We found 12% of respondents identify with a traditionally underrepresented group (e.g., ethnicity, gender identity, et al.), the same as 2019, and 2% identify as women, fewer than in 2019 (3%). Respondents who identified with underrepresented groups showed higher rates of disagreement with the statement "I feel welcome in the Go community" (10% vs. 4%) than those who do not identify with an underrepresented group. These questions allow us to measure diversity in the community and highlight opportunities for outreach and growth.
We added an additional question this year on assistive technology usage, and found that 8% of respondents are using some form of assistive technology. The most commonly used assistive tech was contrast or color settings (2%). This is a great reminder that we have users with accessibility needs and helps drive some of our design decisions on websites managed by the Go team.
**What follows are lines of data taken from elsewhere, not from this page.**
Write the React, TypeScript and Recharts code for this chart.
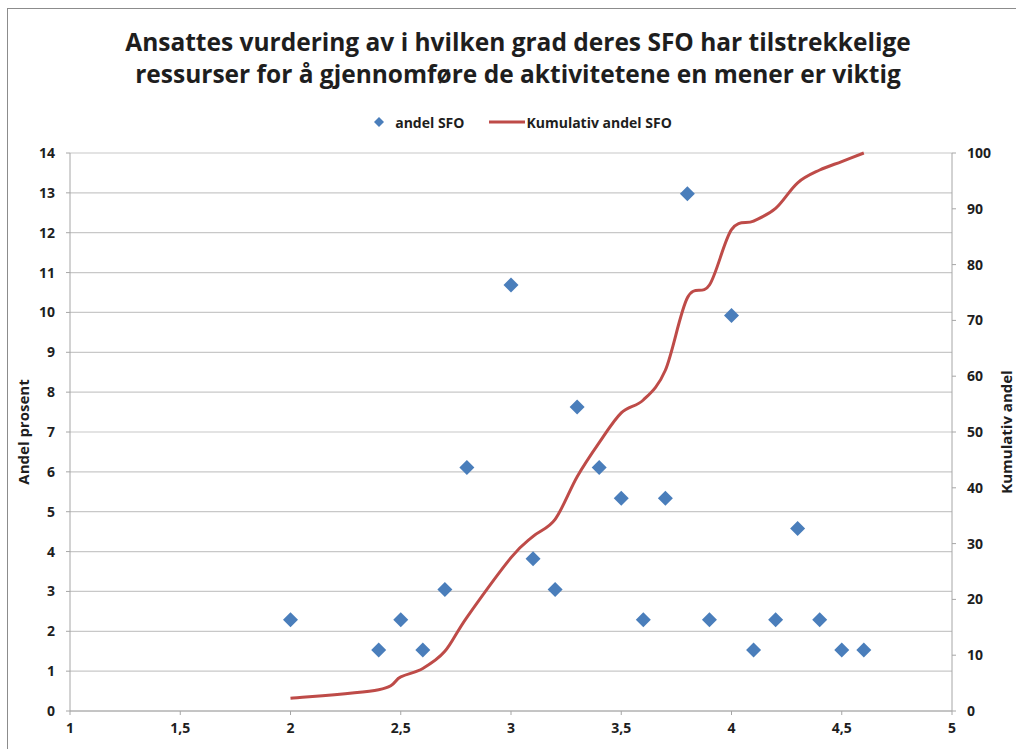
import React from "react";
import {
  ComposedChart,
  Scatter,
  Line,
  XAxis,
  YAxis,
  CartesianGrid,
  Legend,
} from "recharts";

const titleLines = [
  "Ansattes vurdering av i hvilken grad deres SFO har tilstrekkelige",
  "ressurser for å gjennomføre de aktivitetene en mener er viktig",
];
const seriesNames = ["andel SFO", "Kumulativ andel SFO"];
const leftAxisLabel = "Andel prosent";
const rightAxisLabel = "Kumulativ andel";

const xValues = [2, 2.4, 2.5, 2.6, 2.7, 2.8, 3, 3.1, 3.2, 3.3, 3.4, 3.5, 3.6, 3.7, 3.8, 3.9, 4, 4.1, 4.2, 4.3, 4.4, 4.5, 4.6];
const andelSFO = [2.29, 1.53, 2.29, 1.53, 3.05, 6.11, 10.69, 3.82, 3.05, 7.63, 6.11, 5.34, 2.29, 5.34, 12.98, 2.29, 9.92, 1.53, 2.29, 4.58, 2.29, 1.53, 1.53];
const kumulativAndel = [2.29, 3.82, 6.11, 7.63, 10.69, 16.79, 27.48, 31.3, 34.35, 41.98, 48.09, 53.44, 55.73, 61.07, 74.05, 76.34, 86.26, 87.79, 90.08, 94.66, 96.95, 98.47, 100];

const xTicks = [1, 1.5, 2, 2.5, 3, 3.5, 4, 4.5, 5];
const leftTicks = [0, 1, 2, 3, 4, 5, 6, 7, 8, 9, 10, 11, 12, 13, 14];
const rightTicks = [0, 10, 20, 30, 40, 50, 60, 70, 80, 90, 100];

const data = xValues.map((x, i) => ({ x, andel: andelSFO[i], kum: kumulativAndel[i] }));

const FONT = "'Open Sans', Lato, sans-serif";
const TEXT = "#1e1e1e";
const BLUE = "#4A7EBB";
const RED = "#BE4B48";
const AXIS = "#a6a6a6";
const GRID = "#c8c8c8";

// Excel-like smooth curve (Catmull-Rom style bezier)
const excelSmooth: any = (context: any) => {
  let pts: number[][] = [];
  return {
    areaStart() {},
    areaEnd() {},
    lineStart() {
      pts = [];
    },
    point(x: number, y: number) {
      pts.push([+x, +y]);
    },
    lineEnd() {
      if (!pts.length) return;
      context.moveTo(pts[0][0], pts[0][1]);
      for (let i = 0; i < pts.length - 1; i++) {
        const p0 = pts[i - 1] || pts[i];
        const p1 = pts[i];
        const p2 = pts[i + 1];
        const p3 = pts[i + 2] || p2;
        const c1x = p1[0] + (p2[0] - p0[0]) / 6;
        const c1y = p1[1] + (p2[1] - p0[1]) / 6;
        const c2x = p2[0] - (p3[0] - p1[0]) / 6;
        const c2y = p2[1] - (p3[1] - p1[1]) / 6;
        context.bezierCurveTo(c1x, c1y, c2x, c2y, p2[0], p2[1]);
      }
    },
  };
};

const Diamond = (props: any) => {
  const { cx, cy } = props;
  if (cx == null || cy == null) return null;
  const r = 7.5;
  return (
    <path
      d={`M${cx},${cy - r}L${cx + r},${cy}L${cx},${cy + r}L${cx - r},${cy}Z`}
      fill={BLUE}
    />
  );
};

const LegendContent = () => (
  <div
    style={{
      height: 20,
      width: 1016,
      display: "flex",
      alignItems: "center",
      justifyContent: "center",
      paddingLeft: 30,
      boxSizing: "border-box",
      fontFamily: FONT,
      fontWeight: 700,
      fontSize: 14,
      color: TEXT,
    }}
  >
    <svg width={10} height={10} style={{ marginRight: 11 }}>
      <path d="M5,0L10,5L5,10L0,5Z" fill={BLUE} />
    </svg>
    <span style={{ marginRight: 25 }}>{seriesNames[0]}</span>
    <svg width={36} height={4} style={{ marginRight: 1 }}>
      <line x1={0} y1={2} x2={36} y2={2} stroke={RED} strokeWidth={3} />
    </svg>
    <span>{seriesNames[1]}</span>
  </div>
);

const tickStyle = { fill: TEXT, fontFamily: FONT, fontWeight: 700, fontSize: 14 };

const fmt = (v: number) => String(v).replace(".", ",");

export default function App() {
  return (
    <div
      style={{
        position: "absolute",
        left: 0,
        top: 0,
        width: 1016,
        height: 749,
        background: "#fff",
        overflow: "hidden",
      }}
    >
      <div
        style={{
          position: "absolute",
          left: 7,
          top: 8,
          width: 1020,
          height: 760,
          border: "1px solid #8c8c8c",
          boxSizing: "border-box",
        }}
      />
      <div
        style={{
          position: "absolute",
          left: 0,
          top: 26,
          width: 1016,
          paddingLeft: 20,
          boxSizing: "border-box",
          textAlign: "center",
          fontFamily: FONT,
          fontWeight: 700,
          fontSize: 24.5,
          lineHeight: "32px",
          color: TEXT,
        }}
      >
        {titleLines[0]}
        <br />
        {titleLines[1]}
      </div>
      <div style={{ position: "absolute", left: 0, top: 0 }}>
        <ComposedChart
          width={1016}
          height={749}
          data={data}
          margin={{ top: 133, right: 0, bottom: 0, left: 0 }}
        >
          <CartesianGrid
            yAxisId="left"
            vertical={false}
            horizontal={true}
            stroke={GRID}
            strokeWidth={1.2}
          />
          <XAxis
            dataKey="x"
            type="number"
            domain={[1, 5]}
            ticks={xTicks}
            allowDataOverflow
            tickFormatter={fmt}
            height={38}
            stroke={AXIS}
            tickSize={4}
            tickMargin={8}
            tick={tickStyle}
            interval={0}
          />
          <YAxis
            yAxisId="left"
            orientation="left"
            domain={[0, 14]}
            ticks={leftTicks}
            width={70}
            stroke={AXIS}
            tickSize={4}
            tickMargin={11}
            tick={tickStyle}
            interval={0}
            label={{
              content: (p: any) => {
                const vb = p.viewBox || {};
                const cy = (vb.y || 153) + (vb.height || 558) / 2;
                return (
                  <text
                    x={23}
                    y={cy}
                    transform={`rotate(-90, 23, ${cy})`}
                    textAnchor="middle"
                    dominantBaseline="central"
                    fill={TEXT}
                    fontFamily={FONT}
                    fontWeight={700}
                    fontSize={15}
                  >
                    {leftAxisLabel}
                  </text>
                );
              },
            }}
          />
          <YAxis
            yAxisId="right"
            orientation="right"
            domain={[0, 100]}
            ticks={rightTicks}
            width={64}
            stroke={AXIS}
            tickSize={4}
            tickMargin={11}
            tick={tickStyle}
            interval={0}
            label={{
              content: (p: any) => {
                const vb = p.viewBox || {};
                const cy = (vb.y || 153) + (vb.height || 558) / 2;
                return (
                  <text
                    x={1006}
                    y={cy}
                    transform={`rotate(-90, 1006, ${cy})`}
                    textAnchor="middle"
                    dominantBaseline="central"
                    fill={TEXT}
                    fontFamily={FONT}
                    fontWeight={700}
                    fontSize={15}
                  >
                    {rightAxisLabel}
                  </text>
                );
              },
            }}
          />
          <Legend
            verticalAlign="top"
            align="center"
            content={LegendContent}
            wrapperStyle={{ top: 112, left: 0, width: 1016, height: 20 }}
          />
          <Line
            yAxisId="right"
            dataKey="kum"
            name={seriesNames[1]}
            type={excelSmooth}
            stroke={RED}
            strokeWidth={3}
            dot={false}
            activeDot={false}
            isAnimationActive={false}
          />
          <Scatter
            yAxisId="left"
            dataKey="andel"
            name={seriesNames[0]}
            fill={BLUE}
            shape={<Diamond />}
            isAnimationActive={false}
          />
        </ComposedChart>
      </div>
    </div>
  );
}
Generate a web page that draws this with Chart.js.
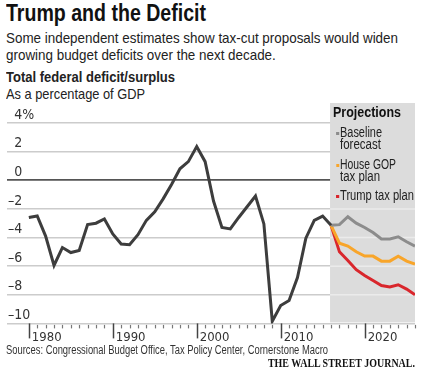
<!DOCTYPE html>
<html>
<head>
<meta charset="utf-8">
<script src="https://cdn.jsdelivr.net/npm/chart.js@4.4.0/dist/chart.umd.min.js"></script>
<style>
  html, body { margin: 0; padding: 0; background: #fff; }
  body { width: 422px; height: 372px; position: relative; overflow: hidden; color: #222;
         font-family: "Liberation Sans", Arial, sans-serif; }
  .t { position: absolute; left: 6px; white-space: nowrap; line-height: 1; transform-origin: 0 0; }
  #title { top: 2px; font-size: 23px; font-weight: bold; color: #111; }
  #sub { top: 28.6px; font-size: 15px; line-height: 17px; }
  #sub span { display: block; }
  #head { top: 70.4px; font-size: 14.5px; font-weight: bold; }
  #unit { top: 87px; font-size: 14.5px; }
  #source { top: 344.4px; font-size: 12.5px; color: #333; }
  #wsj { top: 357px; left: auto; right: 7px; font-size: 12px; font-weight: bold; transform-origin: 100% 0;
         font-family: "Liberation Serif", "DejaVu Serif", serif; color: #111; }
  #chart { position: absolute; left: 0; top: 100px; }
  .lg { position: absolute; left: 340px; font-size: 14px; line-height: 1; white-space: nowrap; color: #222; transform-origin: 0 0; }
  .lg i { position: absolute; left: -5px; top: 7px; width: 4px; height: 3px; }
  #proj { left: 333px; top: 105px; font-weight: bold; font-size: 14.5px; color: #111; }
</style>
</head>
<body>
<div class="t" id="title" data-w="200">Trump and the Deficit</div>
<div class="t" id="sub" data-w="392"><span>Some independent estimates show tax-cut proposals would widen</span><span>growing budget deficits over the next decade.</span></div>
<div class="t" id="head" data-w="169">Total federal deficit/surplus</div>
<div class="t" id="unit" data-w="139">As a percentage of GDP</div>

<canvas id="chart" width="422" height="252"></canvas>

<div class="lg" id="proj" data-w="68">Projections</div>
<div class="lg" style="top:124.8px" data-w="42"><i style="background:#8c8c8c"></i>Baseline</div>
<div class="lg" style="top:137.2px" data-w="41">forecast</div>
<div class="lg" style="top:156.5px" data-w="56"><i style="background:#f8a52a"></i>House GOP</div>
<div class="lg" style="top:168.7px" data-w="40">tax plan</div>
<div class="lg" style="top:188.2px" data-w="74"><i style="background:#d9262c"></i>Trump tax plan</div>

<div class="t" id="source" data-w="322">Sources: Congressional Budget Office, Tax Policy Center, Cornerstone Macro</div>
<div class="t" id="wsj" data-w="147">THE WALL STREET JOURNAL.</div>

<script>
// Actual deficit/surplus, % of GDP
const historyYears = [1980, 1981, 1982, 1983, 1984, 1985, 1986, 1987, 1988, 1989,
                      1990, 1991, 1992, 1993, 1994, 1995, 1996, 1997, 1998, 1999,
                      2000, 2001, 2002, 2003, 2004, 2005, 2006, 2007, 2008, 2009,
                      2010, 2011, 2012, 2013, 2014, 2015, 2016];
const historyDeficit = [-2.6, -2.5, -3.9, -5.95, -4.7, -5.05, -4.9, -3.1, -3.0, -2.7,
                        -3.75, -4.45, -4.5, -3.8, -2.8, -2.2, -1.3, -0.3, 0.8, 1.3,
                        2.35, 1.3, -1.45, -3.3, -3.4, -2.6, -1.85, -1.1, -3.05, -9.85,
                        -8.75, -8.4, -6.8, -4.05, -2.8, -2.5, -3.15];

// Projections
const projectionYears = [2016, 2017, 2018, 2019, 2020, 2021, 2022, 2023, 2024, 2025, 2026];
const baselineForecast = [-3.15, -3.1, -2.55, -3.0, -3.3, -3.65, -4.1, -4.1, -3.95, -4.3, -4.6];
const houseGopPlan = [-3.15, -4.4, -4.6, -5.0, -5.3, -5.3, -5.65, -5.65, -5.3, -5.65, -5.85];
const trumpPlan = [-3.15, -5.0, -5.6, -6.25, -6.65, -7.0, -7.35, -7.45, -7.3, -7.6, -8.0];

// Axis ticks
const yTicks = [4, 2, 0, -2, -4, -6, -8, -10];
const yTickLabels = ['4%', '2', '0', '\u20132', '\u20134', '\u20136', '\u20138', '\u201310'];
const xTickLabels = [1980, 1990, 2000, 2010, 2020];

Chart.defaults.font.family = '"DejaVu Sans Condensed", "Liberation Sans", sans-serif';
Chart.defaults.color = '#333';

// squeeze html text to the narrow widths of the original typeface
document.querySelectorAll('[data-w]').forEach(el => {
    const target = parseFloat(el.dataset.w);
    const first = el.querySelector('span') || el;
    const w = first.getBoundingClientRect().width;
    if (w > 0) el.style.transform = 'scaleX(' + (target / w) + ')';
});

function toPoints(xs, ys) {
    return xs.map((x, i) => ({ x: x, y: ys[i] }));
}

// Grey projections panel, yearly tick marks
const decorPlugin = {
    id: 'decor',
    beforeDatasetsDraw(chart) {
        const { ctx, chartArea, scales } = chart;
        const x0 = scales.x.getPixelForValue(projectionYears[0]) - 1;
        const yBottom = scales.y.getPixelForValue(-10) - 1;
        ctx.save();
        ctx.fillStyle = '#dcdcdc';
        ctx.fillRect(x0, chartArea.top - 20, chartArea.right - x0, yBottom - chartArea.top + 20);
        // lighter gridlines inside the panel
        ctx.strokeStyle = '#ebebeb';
        ctx.lineWidth = 1.5;
        [-2, -4, -6, -8].forEach(v => {
            const py = scales.y.getPixelForValue(v);
            ctx.beginPath();
            ctx.moveTo(x0, py);
            ctx.lineTo(chartArea.right, py);
            ctx.stroke();
        });
        ctx.restore();
    },
    afterDraw(chart) {
        const { ctx, scales } = chart;
        const base = scales.y.getPixelForValue(-10);
        ctx.save();
        scales.x.ticks.forEach(t => {
            const px = Math.round(scales.x.getPixelForValue(t.value)) + 0.5;
            ctx.beginPath();
            if (xTickLabels.includes(t.value)) {
                ctx.strokeStyle = '#444';
                ctx.lineWidth = 1.5;
                ctx.moveTo(px, base);
                ctx.lineTo(px, base + 15);
            } else {
                ctx.strokeStyle = '#777';
                ctx.lineWidth = 1.2;
                ctx.moveTo(px, base + 1.5);
                ctx.lineTo(px, base + 5);
            }
            ctx.stroke();
        });
        ctx.restore();
    }
};

const lineStyle = { pointRadius: 0, borderWidth: 3, tension: 0, fill: false, borderJoinStyle: 'miter' };

new Chart(document.getElementById('chart'), {
    type: 'line',
    data: {
        datasets: [
            Object.assign({ label: 'Actual', data: toPoints(historyYears, historyDeficit), borderColor: '#3d3d3d' }, lineStyle),
            Object.assign({ label: 'Baseline forecast', data: toPoints(projectionYears, baselineForecast), borderColor: '#8c8c8c' }, lineStyle),
            Object.assign({ label: 'House GOP tax plan', data: toPoints(projectionYears, houseGopPlan), borderColor: '#f8a52a' }, lineStyle),
            Object.assign({ label: 'Trump tax plan', data: toPoints(projectionYears, trumpPlan), borderColor: '#d9262c' }, lineStyle)
        ]
    },
    options: {
        responsive: false,
        animation: false,
        devicePixelRatio: 1,
        layout: { padding: { top: 23, left: 5, right: 7, bottom: 9 } },
        plugins: {
            legend: { display: false },
            tooltip: { enabled: false }
        },
        scales: {
            x: {
                type: 'linear',
                min: 1977.4,
                max: 2026,
                afterBuildTicks(scale) {
                    const ticks = [];
                    for (let yr = historyYears[0]; yr <= projectionYears[projectionYears.length - 1]; yr++) {
                        ticks.push({ value: yr });
                    }
                    scale.ticks = ticks;
                },
                grid: { display: false },
                border: { display: false },
                ticks: {
                    autoSkip: false,
                    maxRotation: 0,
                    align: 'start',
                    labelOffset: 3,
                    padding: -2,
                    font: { size: 13 },
                    color: '#333',
                    callback: v => xTickLabels.includes(v) ? String(v) : ''
                }
            },
            y: {
                min: -10,
                max: 4,
                afterBuildTicks(scale) {
                    scale.ticks = yTicks.map(v => ({ value: v }));
                },
                border: { display: false },
                grid: {
                    drawTicks: false,
                    color: ctx => ctx.tick && ctx.tick.value === 0 ? '#555' : '#cccccc',
                    lineWidth: ctx => ctx.tick && ctx.tick.value === 0 ? 1.8 : 1.5
                },
                ticks: {
                    mirror: true,
                    padding: 1,
                    labelOffset: -8,
                    font: { size: 14 },
                    color: '#333',
                    callback: v => {
                        const label = yTickLabels[yTicks.indexOf(v)];
                        return v < 0 ? label : '\u2002' + label;
                    }
                }
            }
        }
    },
    plugins: [decorPlugin]
});
</script>
</body>
</html>
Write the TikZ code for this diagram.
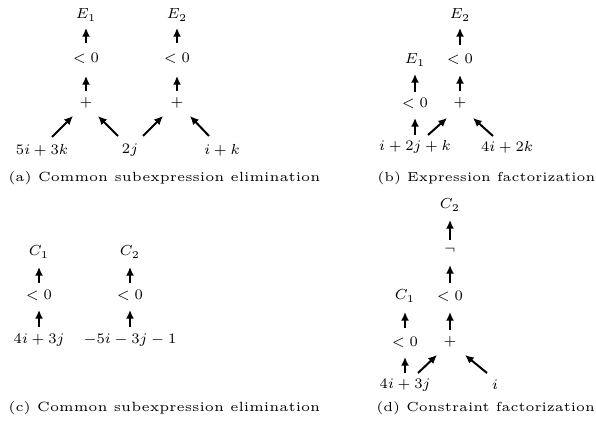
\documentclass[tikz,border=0pt]{standalone}
\usetikzlibrary{arrows.meta}
\newcommand\tm[1]{\scalebox{1.56}{\fontsize{7}{8}\selectfont $#1$}}
\newcommand\tcap[2]{\resizebox{#1}{!}{\fontsize{5}{6}\selectfont #2}}
\tikzset{
  lbl/.style={inner sep=0pt, anchor=center},
  captxt/.style={inner sep=0pt, anchor=west},
  arr/.style={line width=1.5pt, -{Latex[length=6.5pt,width=6pt]}}
}
\begin{document}
\begin{tikzpicture}[x=0.75pt,y=-0.75pt]
\useasboundingbox (0,0) rectangle (596,431);
% ---------- (a)
\node[lbl] (aE1) at (86,15) {\tm{E_1}};
\node[lbl] (aE2) at (177,15) {\tm{E_2}};
\node[lbl] (aL1) at (86,58) {\tm{<0}};
\node[lbl] (aL2) at (177,58) {\tm{<0}};
\node[lbl] (aP1) at (86,103) {\tm{+}};
\node[lbl] (aP2) at (177,103) {\tm{+}};
\node[lbl] (aB1) at (42,150) {\tm{5i+3k}};
\node[lbl] (aB2) at (130,150) {\tm{2j}};
\node[lbl] (aB3) at (222,150) {\tm{i+k}};
\draw[arr] ([shift={(0,-15)}]aL1.center) -- ([shift={(0,13)}]aE1.center);
\draw[arr] ([shift={(0,-15)}]aL2.center) -- ([shift={(0,13)}]aE2.center);
\draw[arr] ([shift={(0,-12)}]aP1.center) -- ([shift={(0,18)}]aL1.center);
\draw[arr] ([shift={(0,-12)}]aP2.center) -- ([shift={(0,18)}]aL2.center);
\draw[arr] ([shift={(10,-13)}]aB1.center) -- ([shift={(-13,13)}]aP1.center);
\draw[arr] ([shift={(-12,-14)}]aB2.center) -- ([shift={(12,13)}]aP1.center);
\draw[arr] ([shift={(13,-14)}]aB2.center) -- ([shift={(-14,13)}]aP2.center);
\draw[arr] ([shift={(-13,-14)}]aB3.center) -- ([shift={(13,13)}]aP2.center);
\node[captxt] (capa) at (8,178) {\tcap{234pt}{(a) Common subexpression elimination}};
% ---------- (b)
\node[lbl] (bE2) at (460,15) {\tm{E_2}};
\node[lbl] (bL2) at (460,59) {\tm{<0}};
\node[lbl] (bE1) at (415,60) {\tm{E_1}};
\node[lbl] (bL1) at (415,103) {\tm{<0}};
\node[lbl] (bP) at (460,103) {\tm{+}};
\node[lbl] (bB1) at (415,147) {\tm{i+2j+k}};
\node[lbl] (bB2) at (507,147) {\tm{4i+2k}};
\draw[arr] ([shift={(0,-14)}]bL2.center) -- ([shift={(0,13)}]bE2.center);
\draw[arr] ([shift={(0,-12)}]bP.center) -- ([shift={(0,16)}]bL2.center);
\draw[arr] ([shift={(0,-11)}]bL1.center) -- ([shift={(0,14)}]bE1.center);
\draw[arr] ([shift={(0,-12)}]bB1.center) -- ([shift={(0,15)}]bL1.center);
\draw[arr] ([shift={(13,-12)}]bB1.center) -- ([shift={(-13,15)}]bP.center);
\draw[arr] ([shift={(-14,-11)}]bB2.center) -- ([shift={(13,15)}]bP.center);
\node[captxt] (capb) at (377,178) {\tcap{163.5pt}{(b) Expression factorization}};
% ---------- (c)
\node[lbl] (cC1) at (39,252) {\tm{C_1}};
\node[lbl] (cC2) at (130,252) {\tm{C_2}};
\node[lbl] (cL1) at (39,295) {\tm{<0}};
\node[lbl] (cL2) at (130,295) {\tm{<0}};
\node[lbl] (cB1) at (39,340) {\tm{4i+3j}};
\node[lbl] (cB2) at (130,340) {\tm{-5i-3j-1}};
\draw[arr] ([shift={(0,-12)}]cL1.center) -- ([shift={(0,15)}]cC1.center);
\draw[arr] ([shift={(0,-12)}]cL2.center) -- ([shift={(0,15)}]cC2.center);
\draw[arr] ([shift={(0,-13)}]cB1.center) -- ([shift={(0,15)}]cL1.center);
\draw[arr] ([shift={(0,-13)}]cB2.center) -- ([shift={(0,15)}]cL2.center);
\node[captxt] (capc) at (8,408) {\tcap{234pt}{(c) Common subexpression elimination}};
% ---------- (d)
\node[lbl] (dC2) at (450,205) {\tm{C_2}};
\node[lbl] (dN) at (450,250) {\tm{\neg}};
\node[lbl] (dL2) at (450,296) {\tm{<0}};
\node[lbl] (dC1) at (405,296) {\tm{C_1}};
\node[lbl] (dL1) at (405,342) {\tm{<0}};
\node[lbl] (dP) at (450,342) {\tm{+}};
\node[lbl] (dB1) at (405,385) {\tm{4i+3j}};
\node[lbl] (dB2) at (495,385) {\tm{i}};
\draw[arr] ([shift={(0,-10)}]dN.center) -- ([shift={(0,15)}]dC2.center);
\draw[arr] ([shift={(0,-13)}]dL2.center) -- ([shift={(0,15)}]dN.center);
\draw[arr] ([shift={(0,-12)}]dP.center) -- ([shift={(0,16)}]dL2.center);
\draw[arr] ([shift={(0,-14)}]dL1.center) -- ([shift={(0,16)}]dC1.center);
\draw[arr] ([shift={(0,-12)}]dB1.center) -- ([shift={(0,15)}]dL1.center);
\draw[arr] ([shift={(13,-12)}]dB1.center) -- ([shift={(-13,13)}]dP.center);
\draw[arr] ([shift={(-8,-12)}]dB2.center) -- ([shift={(15,13)}]dP.center);
\node[captxt] (capd) at (376,408) {\tcap{164pt}{(d) Constraint factorization}};
\end{tikzpicture}
\end{document}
The Go team values diversity and inclusion, not simply as the right thing to do, but because diverse voices can illuminate our blindspots and ultimately benefit all users. The way we ask about sensitive information, including gender and traditionally underrepresented groups, has changed according to data privacy regulations and we hope to make these questions, particularly around gender diversity, more inclusive in the future.
Conclusion
Thank you for joining us in reviewing the results of our 2020 developer survey! Understanding developers’ experiences and challenges helps us measure our progress and directs the future of Go. Thanks again to everyone who contributed to this survey—we couldn’t have done it without you. We hope to see you next year!